La primera tenía aspecto de maestra y en torno a los cincuenta. Caminaba con unos cuantos libros en el brazo y un maletín colgado al hombro. Usaba gafas y se había retirado el pelo de la cara. El vestido holgado, práctico, porque caía el sol a plomo. Iba junto con su compañero que, puesta a fabular, también era un maestro plausible. Me fijé en ella por su forma de moverse, tensa, frenando el pie cada vez que iba a tocar el suelo para trazar una curva ascendente, un movimiento ralentizado y preciso que contrastaba con su apariencia enérgica.

Llevaba unas sandalias de cuña de cáñamo de unos ocho o nueve centímetros de altura. Unas de esas sandalias que hacen pensar en capazos playeros, sol, cañitas, risas, tobillos estilizados y piernas morenas. Solo que un mal diseño del calzado o su forma de andar hacía que los dedos sobresalieran dos centímetros de la suela y rozaran peligrosamente el suelo.
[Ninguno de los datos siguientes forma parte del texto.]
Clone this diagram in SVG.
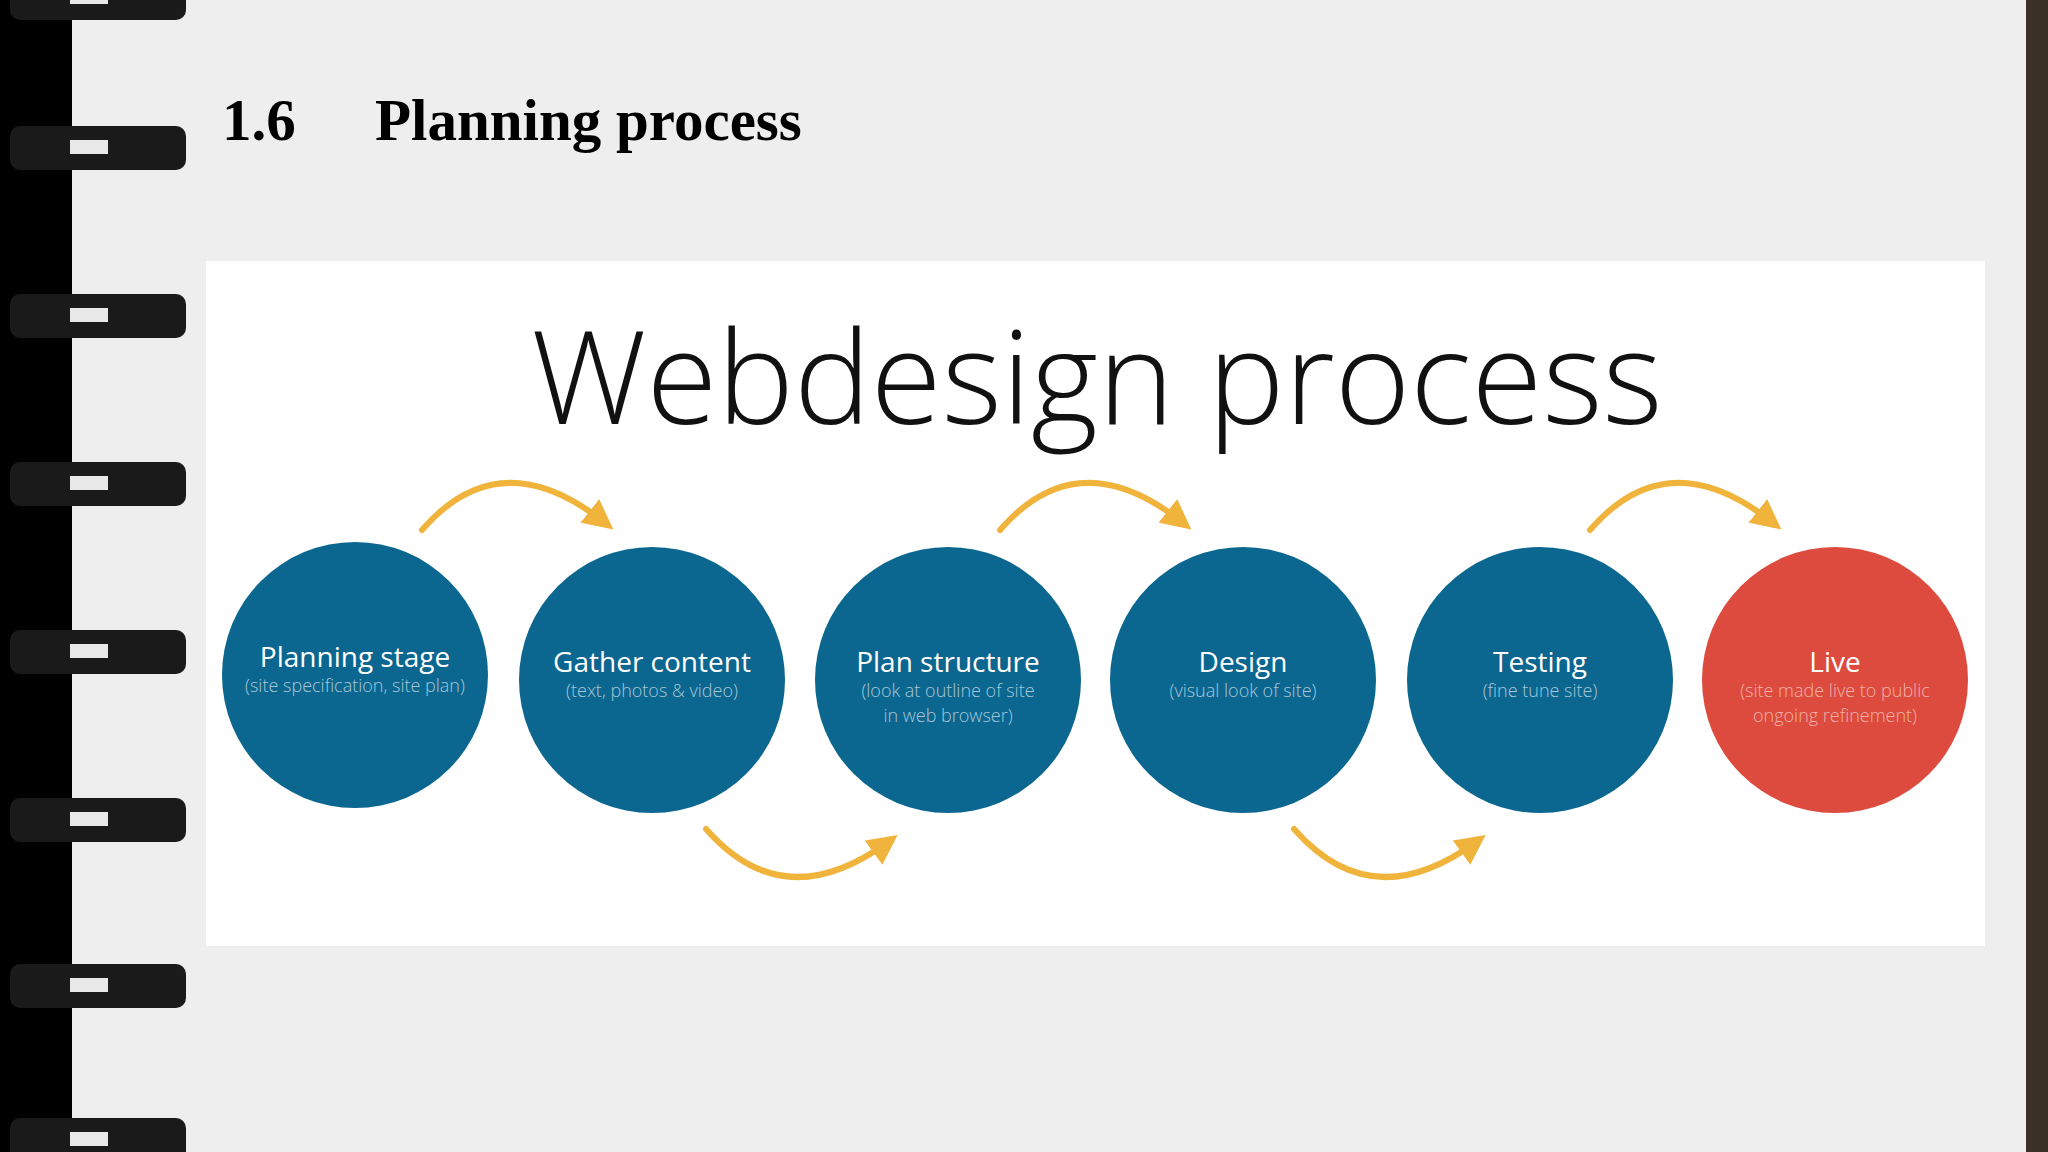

Eso, contemplada por delante. Desde atrás, el contrafuerte de arpillera bailaba y no aseguraba los talones, obligando a un esfuerzo para evitar su desplazamiento lateral con resultado de torcedura o esguince. Esas eran las razones de su extraña forma de andar.

La segunda, en los treinta, iba subida en unos hermosos coturnos de plataforma continua de una altura similar a la anterior, más adecuados para representar Los siete contra Tebas que para dar un garbeo. Llevaba pitillos, lo que hacía más evidente la elevación de rodilla necesaria para que el pie se posara casi plano en el suelo. Cada paso combinaba la fluidez del pedaleo con la ligera brusquedad de la detención posterior tras constatar que efectivamente el pie entero había aterrizado.

¿Para qué soportamos tanta incomodidad?